- Given problem -
Would you copy the records below, exactly and only from their first line through the line containing "const canvasRef = useRef<HTMLCanvasElement", without any pictures?
**** Excerpted data
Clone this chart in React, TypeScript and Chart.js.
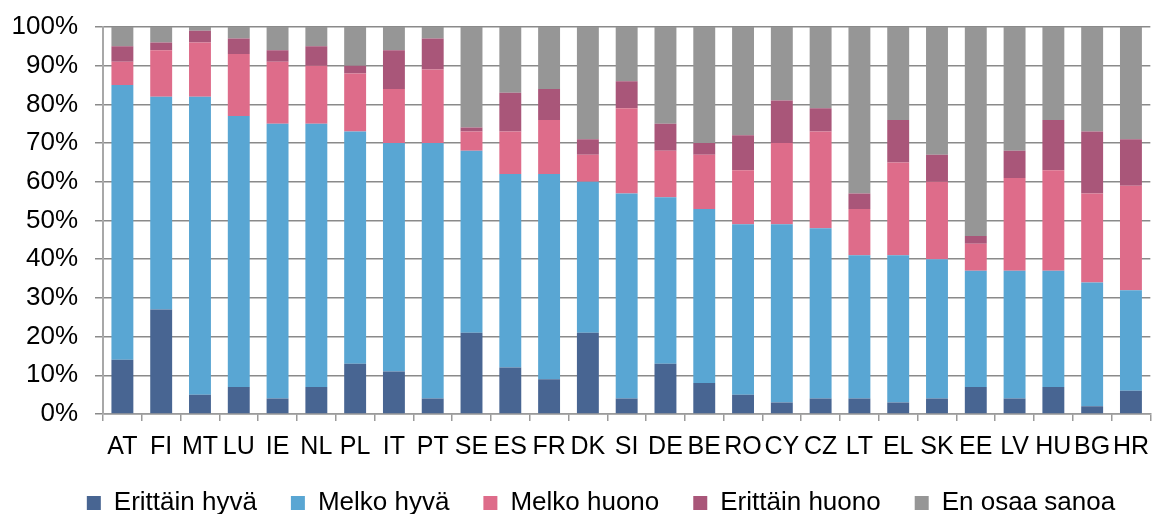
import { useEffect, useRef } from "react";
import { Chart, registerables } from "chart.js";

Chart.register(...registerables);

const categories = ["AT", "FI", "MT", "LU", "IE", "NL", "PL", "IT", "PT", "SE", "ES", "FR", "DK", "SI", "DE", "BE", "RO", "CY", "CZ", "LT", "EL", "SK", "EE", "LV", "HU", "BG", "HR"];

const erittainHyva = [14, 27, 5, 7, 4, 7, 13, 11, 4, 21, 12, 9, 21, 4, 13, 8, 5, 3, 4, 4, 3, 4, 7, 4, 7, 2, 6];
const melkoHyva = [71, 55, 77, 70, 71, 68, 60, 59, 66, 47, 50, 53, 39, 53, 43, 45, 44, 46, 44, 37, 38, 36, 30, 33, 30, 32, 26];
const melkoHuono = [6, 12, 14, 16, 16, 15, 15, 14, 19, 5, 11, 14, 7, 22, 12, 14, 14, 21, 25, 12, 24, 20, 7, 24, 26, 23, 27];
const erittainHuono = [4, 2, 3, 4, 3, 5, 2, 10, 8, 1, 10, 8, 4, 7, 7, 3, 9, 11, 6, 4, 11, 7, 2, 7, 13, 16, 12];
const enOsaaSanoa = [5, 4, 1, 3, 6, 5, 10, 6, 3, 26, 17, 16, 29, 14, 25, 30, 28, 19, 21, 43, 24, 33, 54, 32, 24, 27, 29];

const seriesNames = ["Erittäin hyvä", "Melko hyvä", "Melko huono", "Erittäin huono", "En osaa sanoa"];
const seriesColors = ["#486592", "#59A6D3", "#DE6C8A", "#A95679", "#969696"];

const FONT = '"Liberation Sans", Arial, sans-serif';

const legendShift = {
  id: "legendShift",
  afterLayout(chart: any) {
    if (chart.legend) chart.legend.left = 42;
  },
};

export default function App() {
  const canvasRef = useRef<HTMLCanvasElement | null>(null);

  useEffect(() => {
    const canvas = canvasRef.current;
    if (!canvas) return;
    const values = [erittainHyva, melkoHyva, melkoHuono, erittainHuono, enOsaaSanoa];
    const chart = new Chart(canvas, {
      type: "bar",
      data: {
        labels: categories,
        datasets: values.map((data, i) => ({
          label: seriesNames[i],
          data,
          backgroundColor: seriesColors[i],
          borderWidth: 0,
          barPercentage: 0.565,
          categoryPercentage: 1,
        })),
      },
      plugins: [legendShift],
      options: {
        animation: false,
        responsive: false,
        devicePixelRatio: 1,
        layout: { padding: { left: 0, top: 27, right: 0, bottom: 0 } },
        plugins: {
          legend: {
            position: "bottom",
            maxHeight: 58,
            labels: {
              boxWidth: 14,
              boxHeight: 14,
              padding: 34,
              color: "#000",
              font: { size: 26, family: FONT },
            },
          },
          tooltip: { enabled: false },
        },
        scales: {
          x: {
            stacked: true,
            grid: { drawOnChartArea: false, drawTicks: true, tickLength: 7, color: "#9a9a9a", lineWidth: 1.5, offset: true },
            border: { color: "#9a9a9a", width: 1.5 },
            ticks: { color: "#000", font: { size: 25, family: FONT }, padding: 11, maxRotation: 0, autoSkip: false },
            afterFit: (s: any) => { s.height = 42; },
          },
          y: {
            stacked: true,
            min: 0,
            max: 100,
            ticks: {
              stepSize: 10,
              autoSkip: false,
              color: "#000",
              padding: 17,
              font: { size: 26, family: FONT },
              callback: (v: any) => v + "%",
            },
            grid: { color: "#8a8a8a", lineWidth: 1.5, tickLength: 8 },
            border: { color: "#a8a8a8", width: 2 },
            afterFit: (s: any) => {
              s.width = 103;
              s.paddingTop = 0;
              s.paddingBottom = 0;
            },
          },
        },
      },
    });
    return () => chart.destroy();
  }, []);

  return (
    <div style={{ position: "absolute", left: 0, top: 0, width: 1160, height: 514, background: "#fff" }}>
      <canvas ref={canvasRef} width={1160} height={514} />
    </div>
  );
}
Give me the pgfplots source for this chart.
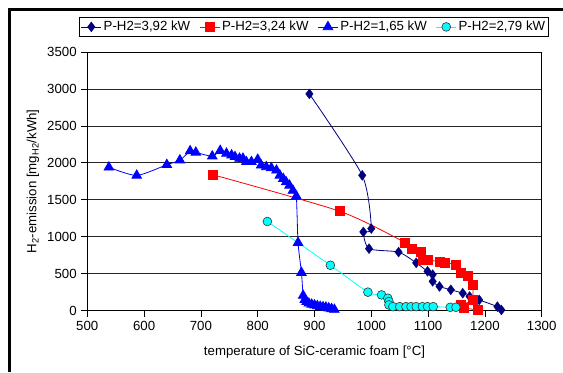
\documentclass[border=0pt]{standalone}
\usepackage{pgfplots}
\pgfplotsset{compat=1.18}
\usepackage{fontspec}
\setmainfont{Liberation Sans}
\definecolor{navyc}{RGB}{0,0,128}
\definecolor{redc}{RGB}{255,0,0}
\definecolor{bluec}{RGB}{0,0,255}
\definecolor{cyanc}{RGB}{0,255,255}
\begin{document}
\fontsize{13.3}{15}\selectfont
\begin{tikzpicture}[x=1bp,y=1bp]
\useasboundingbox (0,0) rectangle (563,372);
\draw[line width=3bp] (9.5,0) -- (9.5,362) -- (563,362);
\begin{axis}[
  at={(87.3bp,61.3bp)}, anchor=south west,
  scale only axis, width=454.4bp, height=258.7bp,
  xmin=500, xmax=1300, ymin=0, ymax=3500,
  xtick distance=100, ytick distance=500,
  ymajorgrids, grid style={black!85, line width=0.8bp},
  axis line style={line width=0.8bp},
  tick align=outside, tick pos=left, major tick length=6bp,
  tick style={black, line width=0.8bp},
  /pgf/number format/1000 sep={},
  /pgf/number format/assume math mode=true,
  ticklabel style={font=\fontsize{13.3}{15}\selectfont},
  xlabel={temperature of SiC-ceramic foam [°C]},
  ylabel={H\textsubscript{2}-emission [mg\textsubscript{H2}/kWh]},
  label style={font=\fontsize{13.3}{15}\selectfont},
  xlabel style={at={(axis description cs:0.5,-0.158)}, anchor=center},
  ylabel style={at={(axis description cs:-0.1195,0.5)}, anchor=center},
  legend columns=4,
  legend style={at={(0.499,1.097)}, anchor=center, draw=black, line width=0.6bp,
    font=\fontsize{13.3}{15}\selectfont, inner sep=1.5bp,
    /tikz/every even column/.append style={column sep=7bp}},
  legend image code/.code={%
    \draw[mark repeat=2,mark phase=2] plot coordinates {(0bp,0bp) (10bp,0bp) (20bp,0bp)};},
  legend image post style={line width=0.8bp},
]
\addplot[navyc, line width=0.8bp, smooth, tension=0.4, mark=diamond*, mark size=5bp, mark options={fill=navyc, draw=navyc, line width=0.3bp}] coordinates {
(891,2933) (984,1831) (1000,1111) (986,1066) (996,839) (1048,793) (1079,647)
(1099,533) (1108,488) (1108,397) (1120,328) (1140,283) (1161,237) (1173,192)
(1190,146) (1222,55) (1229,10)
};
\addlegendentry{P-H2=3,92 kW}
\addplot[redc, line width=0.8bp, smooth, tension=0.4, mark=square*, mark size=4.5bp, mark options={fill=redc, draw=redc}] coordinates {
(721,1840) (945,1344) (1060,920) (1071,838) (1088,793) (1091,693) (1100,693)
(1120,656) (1130,647) (1149,624) (1158,511) (1170,465) (1178,351) (1178,146)
(1158,78) (1163,40) (1187,10)
};
\addlegendentry{P-H2=3,24 kW}
\addplot[bluec, line width=0.8bp, smooth, tension=0.4, mark=triangle*, mark size=5.5bp, mark options={fill=bluec, draw=bluec}] coordinates {
(538,1940) (587,1830) (640,1975) (663,2036) (681,2160) (691,2141) (720,2090)
(734,2165) (745,2127) (754,2104) (760,2082) (768,2059) (774,2059) (780,2014)
(789,2014) (800,2045) (806,1967) (815,1945) (824,1932) (833,1899) (839,1831)
(845,1785) (850,1740) (856,1694) (862,1626) (868,1550) (871,920) (877,515)
(880,205) (883,150) (886,120) (890,100) (895,85) (900,75) (905,65) (910,55)
(915,50) (920,45) (925,35) (930,25) (935,15)
};
\addlegendentry{P-H2=1,65 kW}
\addplot[cyanc, line width=0.8bp, smooth, tension=0.4, mark=*, mark size=4.4bp, mark options={fill=cyanc, draw=black!80, line width=0.6bp}] coordinates {
(817,1207) (928,615) (994,251) (1018,214) (1029,169) (1031,124) (1031,78)
(1038,55) (1050,55) (1061,55) (1070,55) (1079,55) (1090,55) (1099,55)
(1109,55) (1139,46) (1149,46)
};
\addlegendentry{P-H2=2,79 kW}
\end{axis}
\end{tikzpicture}
\end{document}
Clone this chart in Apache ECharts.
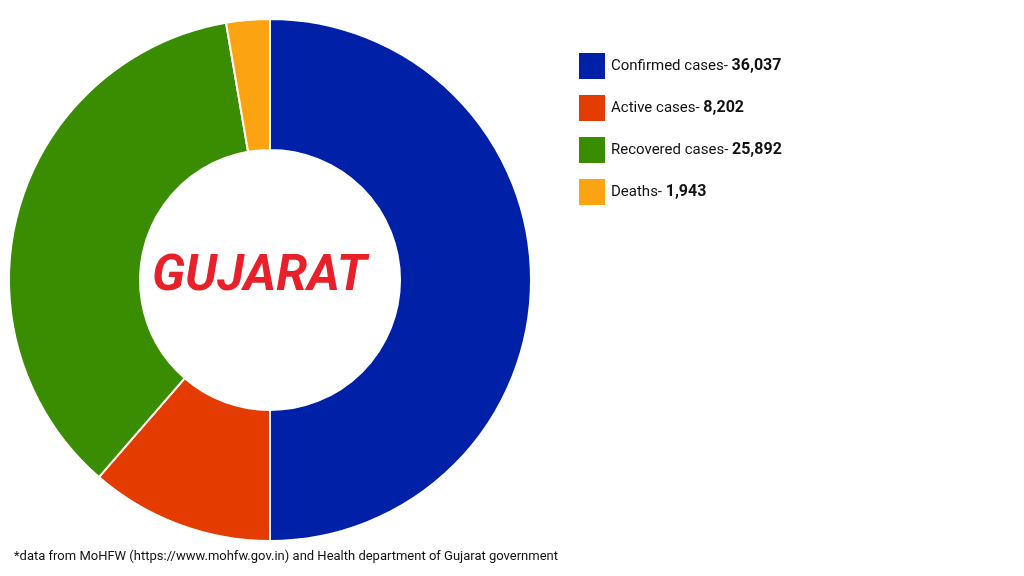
********
- Result -
Clone this chart in React, TypeScript and Chart.js.
import { useEffect, useRef } from "react";
import { Chart, registerables } from "chart.js";

Chart.register(...registerables);

const categories = ["AT", "FI", "MT", "LU", "IE", "NL", "PL", "IT", "PT", "SE", "ES", "FR", "DK", "SI", "DE", "BE", "RO", "CY", "CZ", "LT", "EL", "SK", "EE", "LV", "HU", "BG", "HR"];

const erittainHyva = [14, 27, 5, 7, 4, 7, 13, 11, 4, 21, 12, 9, 21, 4, 13, 8, 5, 3, 4, 4, 3, 4, 7, 4, 7, 2, 6];
const melkoHyva = [71, 55, 77, 70, 71, 68, 60, 59, 66, 47, 50, 53, 39, 53, 43, 45, 44, 46, 44, 37, 38, 36, 30, 33, 30, 32, 26];
const melkoHuono = [6, 12, 14, 16, 16, 15, 15, 14, 19, 5, 11, 14, 7, 22, 12, 14, 14, 21, 25, 12, 24, 20, 7, 24, 26, 23, 27];
const erittainHuono = [4, 2, 3, 4, 3, 5, 2, 10, 8, 1, 10, 8, 4, 7, 7, 3, 9, 11, 6, 4, 11, 7, 2, 7, 13, 16, 12];
const enOsaaSanoa = [5, 4, 1, 3, 6, 5, 10, 6, 3, 26, 17, 16, 29, 14, 25, 30, 28, 19, 21, 43, 24, 33, 54, 32, 24, 27, 29];

const seriesNames = ["Erittäin hyvä", "Melko hyvä", "Melko huono", "Erittäin huono", "En osaa sanoa"];
const seriesColors = ["#486592", "#59A6D3", "#DE6C8A", "#A95679", "#969696"];

const FONT = '"Liberation Sans", Arial, sans-serif';

const legendShift = {
  id: "legendShift",
  afterLayout(chart: any) {
    if (chart.legend) chart.legend.left = 42;
  },
};

export default function App() {
  const canvasRef = useRef<HTMLCanvasElement | null>(null);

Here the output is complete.